Come un autore così sia diventato il più Padre di tutti Padri è un mistero della cultura italiana, o forse della sua psicopatologia. Di fronte a questo, c’è chi si fa prendere dalla tentazione di buttare il bambino (Pasolini) con l’acqua sporca (il pasolinismo). È necessario, invece, (ri)leggere Pasolini con intelligenza e spirito critico, smetterla di parlarne per sentito dire. Dai critici più feroci di Pasolini – Asor Rosa, Edoardo Sanguineti, il Gruppo 63, ma soprattutto il fraterno, indispensabile Franco Fortini – s’imparano più cose che da tutti i celebratori (o denigratori) postumi. Perché contestavano nel merito, l’opera di Pasolini: non discutendo la sua stupida icona pop, la faccia stampata sulla maglietta, come un Che Guevara della letteratura.

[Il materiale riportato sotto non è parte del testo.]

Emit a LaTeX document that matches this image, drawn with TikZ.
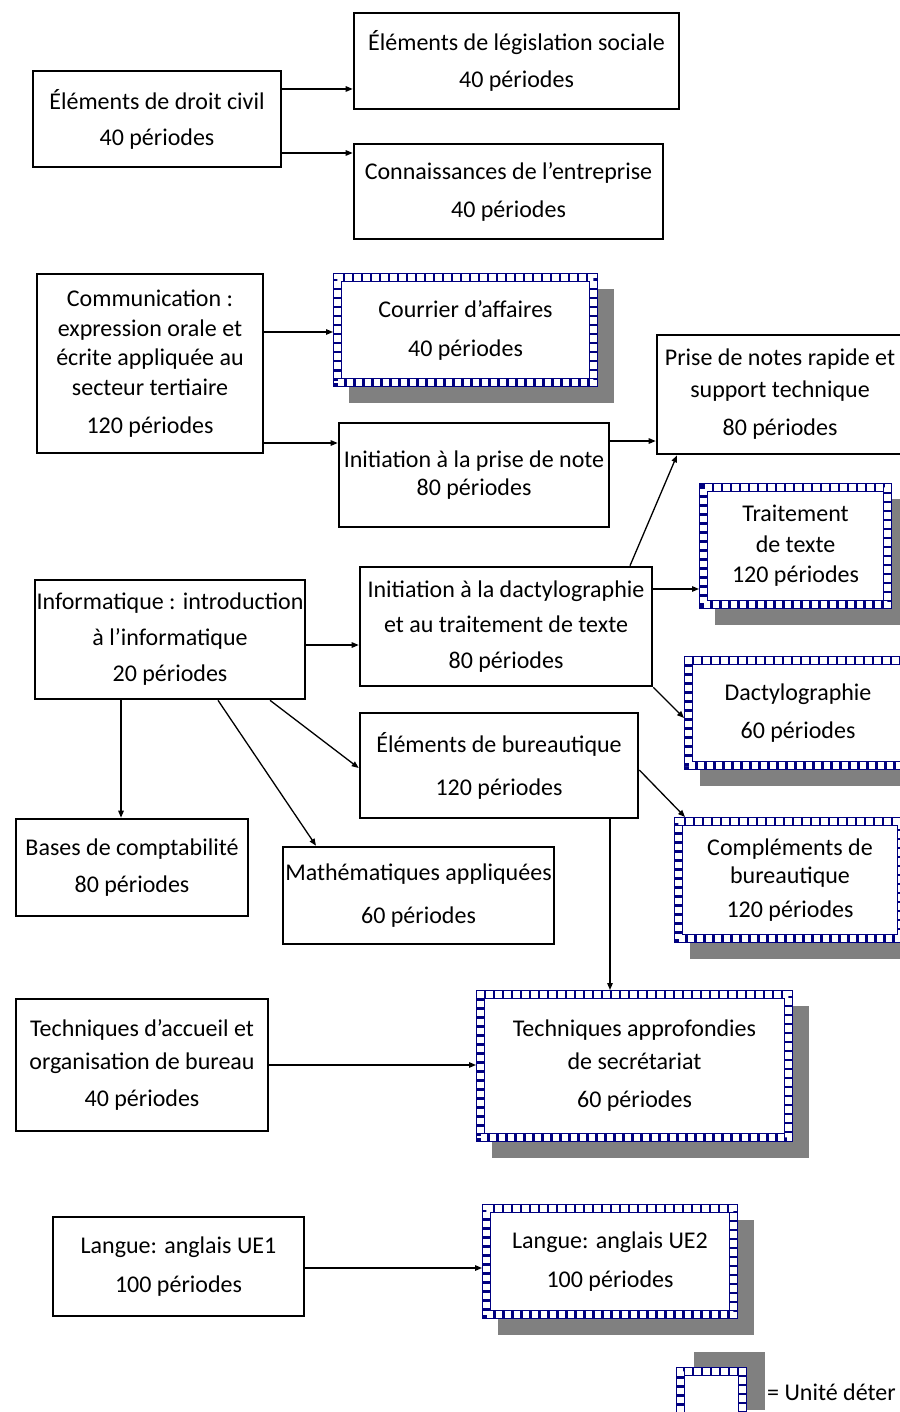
\documentclass[tikz,border=0pt]{standalone}
\usepackage{fontspec}
\setmainfont{Carlito}
\usetikzlibrary{arrows.meta}
\definecolor{navyb}{RGB}{0,0,128}
\definecolor{shad}{RGB}{128,128,128}
\begin{document}
\begin{tikzpicture}[x=1pt,y=-1pt,
  ls/.style={font=\fontsize{24}{#1}\selectfont},
  bx/.style={draw=black, line width=2.6pt, fill=white, inner sep=0pt, align=center},
  dbox/.style={inner sep=0pt, align=center, outer sep=4.5pt,
     preaction={fill=shad, draw=shad, solid, line width=9pt, transform canvas={shift={#1}}},
     preaction={fill=white, draw=none},
     preaction={draw=navyb, solid, line width=9pt},
     draw=white, line width=6.2pt, dash pattern=on 6.4pt off 2.6pt},
  dbox/.default={(16,16)},
  arr/.style={line width=1.3pt, -{Triangle[length=7pt,width=5.5pt]}}
]
\useasboundingbox (0,0) rectangle (899,1412);

\node[bx, minimum width=248, minimum height=96, ls=36] (civ) at (157,119) {Éléments de droit civil\\40 périodes};
\node[bx, minimum width=325, minimum height=96, ls=37] (leg) at (516.5,61) {Éléments de législation sociale\\40 périodes};
\node[bx, minimum width=309, minimum height=95, ls=38] (ent) at (508.5,191.5) {Connaissances de l’entreprise\\40 périodes};
\node[bx, minimum width=226, minimum height=179, ls=29.5] (com) at (150,363.5) {Communication :\\expression orale et\\écrite appliquée au\\secteur tertiaire\\[8.5pt]120 périodes};
\node[dbox, minimum width=256, minimum height=105, ls=39] (cou) at (465.5,330) {Courrier d’affaires\\40 périodes};
\node[bx, minimum width=270, minimum height=104, ls=28] (ipn) at (474,475) {Initiation à la prise de note\\80 périodes};
\node[bx, minimum width=246, minimum height=119, ls=32] (pnr) at (780,394.5) {Prise de notes rapide et\\support technique\\[6pt]80 périodes};
\node[dbox, minimum width=184, minimum height=117, ls=30.5] (trt) at (795.5,546) {Traitement\\de texte\\120 périodes};
\node[bx, minimum width=292, minimum height=119, ls=35.5] (dac) at (506,626.5) {Initiation à la dactylographie\\et au traitement de texte\\80 périodes};
\node[bx, minimum width=270, minimum height=119, ls=36] (inf) at (170,639.5) {Informatique : introduction\\à l’informatique\\20 périodes};
\node[dbox, minimum width=219, minimum height=105, ls=38] (dty) at (798,713) {Dactylographie\\60 périodes};
\node[bx, minimum width=278, minimum height=105, ls=43] (bur) at (499,765.5) {Éléments de bureautique\\120 périodes};
\node[bx, minimum width=232, minimum height=97, ls=37] (bas) at (132,867.5) {Bases de comptabilité\\80 périodes};
\node[bx, minimum width=271, minimum height=97, ls=43] (mat) at (418.5,895.5) {Mathématiques appliquées\\60 périodes};
\node[dbox, minimum width=223, minimum height=117, ls=28] (cpl) at (790,880) {Compléments de\\bureautique\\[6pt]120 périodes};
\node[dbox, minimum width=308, minimum height=143, ls=33] (tap) at (634.5,1066) {Techniques approfondies\\de secrétariat\\[5pt]60 périodes};
\node[bx, minimum width=252, minimum height=132, ls=33] (tac) at (142,1065) {Techniques d’accueil et\\organisation de bureau\\[4pt]40 périodes};
\node[bx, minimum width=251, minimum height=99, ls=39] (ue1) at (178.5,1266.5) {Langue: anglais UE1\\100 périodes};
\node[dbox, minimum width=247, minimum height=106, ls=39] (ue2) at (610,1261.5) {Langue: anglais UE2\\100 périodes};
\node[dbox={(18,-15)}, minimum width=62, minimum height=49] (lgd) at (711.5,1396) {};
\node[anchor=west, ls=28, inner sep=0pt] (lgt) at (767,1392) {= Unité déter};

\draw[arr] (civ.east |- 0,89) -- (leg.west |- 0,89);
\draw[arr] (civ.east |- 0,153) -- (ent.west |- 0,153);
\draw[arr] (com.east |- 0,332) -- (cou.west |- 0,332);
\draw[arr] (com.east |- 0,443) -- (ipn.west |- 0,443);
\draw[arr] (ipn.east |- 0,441) -- (pnr.west |- 0,441);
\draw[arr] (dac.north -| 630,0) -- (pnr.south -| 677,0);
\draw[arr] (dac.east |- 0,589) -- (trt.west |- 0,589);
\draw[arr] (inf.east |- 0,645) -- (dac.west |- 0,645);
\draw[arr] (dac.south east) -- (dty.west |- 0,718);
\draw[arr] (inf.south -| 121,0) -- (bas.north -| 121,0);
\draw[arr] (inf.south -| 218,0) -- (mat.north -| 316,0);
\draw[arr] (inf.south -| 270,0) -- (bur.west |- 0,768);
\draw[arr] (bur.east |- 0,770) -- (cpl.north -| 685,0);
\draw[arr] (bur.south -| 610,0) -- (tap.north -| 610,0);
\draw[arr] (tac.east |- 0,1065) -- (tap.west |- 0,1065);
\draw[arr] (ue1.east |- 0,1268) -- (ue2.west |- 0,1268);
\end{tikzpicture}
\end{document}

È diventato impossibile continuare a parlare di Pasolini se prima non si distingue l’autore dal racconto tossico che ne è stato fatto. Perché un conto è Pasolini, un altro è il pasolinismo. Una cosa è lo scrittore, un’altra la sua leggenda. E solo il ritorno alla sua opera può riscattare il chiacchiericcio intorno alla sua immagine. Mettendo il testo contro il pretesto. L’opera contro il mito. Pasolini contro Pasolini.